### THE PROBLEM
Everything from the first line of the data below through the line that contains "var mLeft = 139.5, mRight" should be written out exactly, please, and nothing more; the pictures stay out.

### SUPPLIED DATA
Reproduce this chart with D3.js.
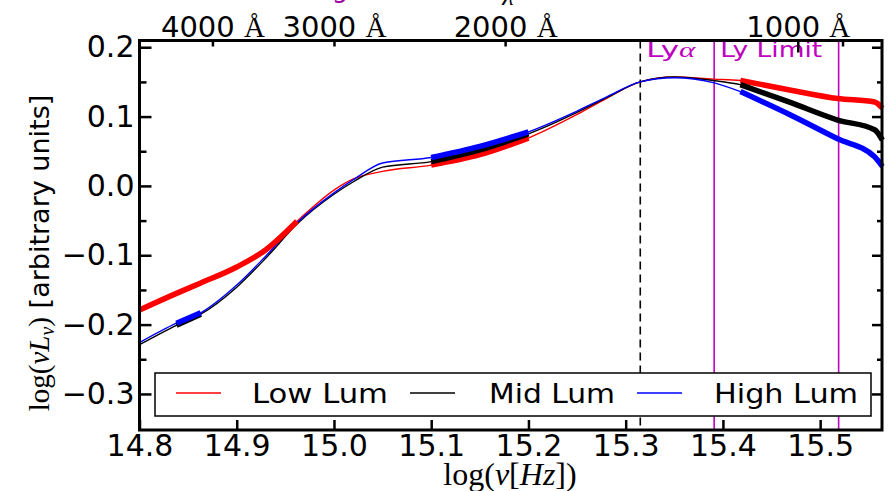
<!DOCTYPE html>
<html>
<head>
<meta charset="utf-8">
<script src="https://cdn.jsdelivr.net/npm/d3@7"></script>
<style>
  body { margin: 0; background: #fff; }
  svg text { font-family: "DejaVu Sans", sans-serif; }
  .math { font-family: "Liberation Serif", "DejaVu Serif", serif; }
</style>
</head>
<body>
<svg width="889" height="491"></svg>
<script>
// The svg
var svg = d3.select("svg"),
    width = +svg.attr("width"),
    height = +svg.attr("height");

var mLeft = 139.5, mRight = 882, mTop = 40.5, mBottom = 430;

// Data: log frequency grid and the three composite SEDs
var logNu = [14.8, 14.838, 14.863, 14.9, 14.93, 14.962, 15.0, 15.02, 15.05, 15.1, 15.15, 15.2,
             15.25, 15.28, 15.315, 15.35, 15.39, 15.418, 15.47, 15.518, 15.556, 15.564];
var lowLum  = [-0.179, -0.155, -0.140, -0.117, -0.092, -0.051, -0.006, 0.010, 0.021, 0.030, 0.045, 0.069,
               0.103, 0.126, 0.150, 0.157, 0.154, 0.152, 0.138, 0.126, 0.121, 0.112];
var midLum  = [-0.229, -0.201, -0.185, -0.146, -0.104, -0.055, -0.012, 0.006, 0.027, 0.035, 0.052, 0.075,
               0.106, 0.127, 0.150, 0.157, 0.152, 0.146, 0.120, 0.095, 0.081, 0.066];
var highLum = [-0.226, -0.198, -0.183, -0.143, -0.101, -0.053, -0.010, 0.009, 0.033, 0.041, 0.057, 0.078,
               0.108, 0.128, 0.150, 0.156, 0.149, 0.136, 0.102, 0.068, 0.042, 0.028];
var seriesNames = ["Low Lum", "Mid Lum", "High Lum"];
var seriesColors = ["#ff0000", "#000000", "#0000ff"];
// ranges drawn thick (where the sample has data)
var lowThick = [[14.8, 14.962], [15.1, 15.2], [15.418, 15.564]];
var midThick = [[14.838, 14.863], [15.1, 15.2], [15.418, 15.564]];
var highThick = [[14.838, 14.863], [15.1, 15.2], [15.418, 15.564]];

// Axis ticks
var xTicks = [14.8, 14.9, 15.0, 15.1, 15.2, 15.3, 15.4, 15.5];
var yTicks = [-0.3, -0.2, -0.1, 0.0, 0.1, 0.2];
var yMinor = [-0.25, -0.15, -0.05, 0.05, 0.15];
var wavelengths = [4000, 3000, 2000, 1000, 900];
var wavelengthLabels = ["4000 ", "3000 ", "2000 ", "1000 ", ""];
var topTicks = [14.875, 15.0, 15.176, 15.477, 15.523];

// Reference lines and their labels
var refLines = [15.315, 15.391, 15.519];
var refStyles = ["dash", "magenta", "magenta"];
var refLabels = [{x: 15.315, text: "Ly", greek: "α", w: 49}, {x: 15.391, text: "Ly Limit", greek: "", w: 102}];

var x = d3.scaleLinear().domain([14.8, 15.5636]).range([mLeft, mRight]);
var y = d3.scaleLinear().domain([-0.352, 0.2097]).range([mBottom, mTop]);

var series = [lowLum, midLum, highLum].map(function(vals, i) {
    return {
        name: seriesNames[i],
        color: seriesColors[i],
        pts: logNu.map(function(v, j) { return [v, vals[j]]; }),
        thick: [lowThick, midThick, highThick][i]
    };
});

var line = d3.line()
    .x(function(d) { return x(d[0]); })
    .y(function(d) { return y(d[1]); })
    .curve(d3.curveMonotoneX);

var plot = svg.append("g");

// reference lines
plot.selectAll(".ref")
    .data(refLines)
    .enter().append("line")
    .attr("x1", function(d) { return x(d); })
    .attr("x2", function(d) { return x(d); })
    .attr("y1", mTop)
    .attr("y2", mBottom)
    .style("stroke", function(d, i) { return refStyles[i] == "dash" ? "#000" : "#bf00bf"; })
    .style("stroke-width", 1.6)
    .style("stroke-dasharray", function(d, i) { return refStyles[i] == "dash" ? "8,5" : null; });

// thin full curves
series.forEach(function(s) {
    plot.append("path")
        .attr("d", line(s.pts))
        .style("fill", "none")
        .style("stroke", s.color)
        .style("stroke-width", 1.4);
});
// thick segments
series.forEach(function(s) {
    s.thick.forEach(function(r) {
        var seg = s.pts.filter(function(d) { return d[0] >= r[0] - 1e-9 && d[0] <= r[1] + 1e-9; });
        plot.append("path")
            .attr("d", line(seg))
            .style("fill", "none")
            .style("stroke", s.color)
            .style("stroke-width", 5.5)
            .style("stroke-linecap", "butt");
    });
});

// Ly labels (set to the right of the line before them)
refLabels.forEach(function(l) {
    var t = svg.append("text")
        .attr("x", x(l.x) + 6)
        .attr("y", 57)
        .attr("textLength", l.w)
        .attr("lengthAdjust", "spacingAndGlyphs")
        .style("font-size", "22px")
        .style("fill", "#bf00bf")
        .text(l.text);
    if (l.greek) t.append("tspan").attr("class", "math").style("font-style", "italic").text(l.greek);
});

// Axes
var fmt = d3.format(".1f");
var xAxis = svg.append("g")
    .attr("transform", "translate(0," + mBottom + ")")
    .call(d3.axisBottom(x).tickValues(xTicks).tickSize(-10).tickPadding(5).tickFormat(fmt));
var xTop = svg.append("g")
    .attr("transform", "translate(0," + mTop + ")")
    .call(d3.axisTop(x).tickValues(topTicks).tickSize(-6).tickPadding(4)
        .tickFormat(function(d, i) { return wavelengthLabels[i]; }));
xTop.selectAll(".tick line").filter(function(d, i) { return wavelengths[i] == 1000; }).attr("y2", 12);
xTop.selectAll(".tick text").filter(function(d, i) { return wavelengthLabels[i] != ""; })
    .append("tspan").attr("class", "math").text("Å");

var yAxis = svg.append("g")
    .attr("transform", "translate(" + mLeft + ",0)")
    .call(d3.axisLeft(y).tickValues(yTicks).tickSize(-12).tickPadding(5).tickFormat(fmt));
svg.append("g")
    .attr("transform", "translate(" + mLeft + ",0)")
    .call(d3.axisLeft(y).tickValues(yMinor).tickSize(-7).tickFormat(""));
svg.append("g")
    .attr("transform", "translate(" + mRight + ",0)")
    .call(d3.axisRight(y).tickValues(yTicks).tickSize(-10).tickFormat(""));
svg.append("g")
    .attr("transform", "translate(" + mRight + ",0)")
    .call(d3.axisRight(y).tickValues(yMinor).tickSize(-5).tickFormat(""));

svg.selectAll(".domain").remove();
svg.selectAll(".tick line").style("stroke", "#000").style("stroke-width", 2.5);
svg.selectAll(".tick text").style("font-family", "DejaVu Sans").style("font-size", "30px").style("fill", "#000");
xTop.selectAll(".tick text").style("font-size", "29px");

// frame
svg.append("rect")
    .attr("x", mLeft).attr("y", mTop)
    .attr("width", mRight - mLeft).attr("height", mBottom - mTop)
    .style("fill", "none").style("stroke", "#000").style("stroke-width", 3);

// Legend
var lg = svg.append("g");
lg.append("rect")
    .attr("x", 155).attr("y", 373).attr("width", 716).attr("height", 43)
    .style("fill", "#fff").style("stroke", "#000").style("stroke-width", 1.5);
var legendX = [176, 410, 637];
var legendTextX = [252, 489, 714];
var legendTextW = [136, 126, 144];
series.forEach(function(s, i) {
    lg.append("line")
        .attr("x1", legendX[i]).attr("x2", legendX[i] + 45)
        .attr("y1", 393).attr("y2", 393)
        .style("stroke", s.color).style("stroke-width", 1.5);
    lg.append("text")
        .attr("x", legendTextX[i]).attr("y", 403)
        .attr("textLength", legendTextW[i])
        .attr("lengthAdjust", "spacingAndGlyphs")
        .style("font-size", "26px")
        .text(s.name);
});

// axis titles
svg.append("text")
    .attr("class", "math")
    .attr("x", 510).attr("y", 485)
    .attr("text-anchor", "middle")
    .style("font-size", "32px")
    .html('log(<tspan font-style="italic">ν</tspan>[<tspan font-style="italic">Hz</tspan>])');

var yl = svg.append("text")
    .attr("transform", "translate(49,253) rotate(-90)")
    .attr("text-anchor", "middle")
    .style("font-size", "27px");
yl.append("tspan").attr("class", "math").style("font-size", "29px").text("log(");
yl.append("tspan").attr("class", "math").style("font-size", "29px").style("font-style", "italic").text("νL");
yl.append("tspan").attr("class", "math").style("font-style", "italic").style("font-size", "20px").attr("dy", 5).text("ν");
yl.append("tspan").attr("class", "math").style("font-size", "29px").attr("dy", -5).text(")");
yl.append("tspan").text(" [arbitrary units]");

// title fragments clipped by the top edge
svg.append("text").attr("class", "math").attr("x", 508).attr("y", 5)
    .attr("text-anchor", "middle").style("font-size", "26px").style("font-style", "italic").text("λ");
svg.append("text").attr("x", 340).attr("y", -3)
    .attr("text-anchor", "middle").style("font-size", "26px").style("fill", "#a000a0").text("g");
</script>
</body>
</html>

### EXERCISE SOLUTION
Reproduce this chart with D3.js.
<!DOCTYPE html>
<html>
<head>
<meta charset="utf-8">
<script src="https://cdn.jsdelivr.net/npm/d3@7"></script>
<style>
  body { margin: 0; background: #fff; }
  svg text { font-family: "DejaVu Sans", sans-serif; }
  .math { font-family: "Liberation Serif", "DejaVu Serif", serif; }
</style>
</head>
<body>
<svg width="889" height="491"></svg>
<script>
// The svg
var svg = d3.select("svg"),
    width = +svg.attr("width"),
    height = +svg.attr("height");

var mLeft = 139.5, mRight = 882, mTop = 40.5, mBottom = 430;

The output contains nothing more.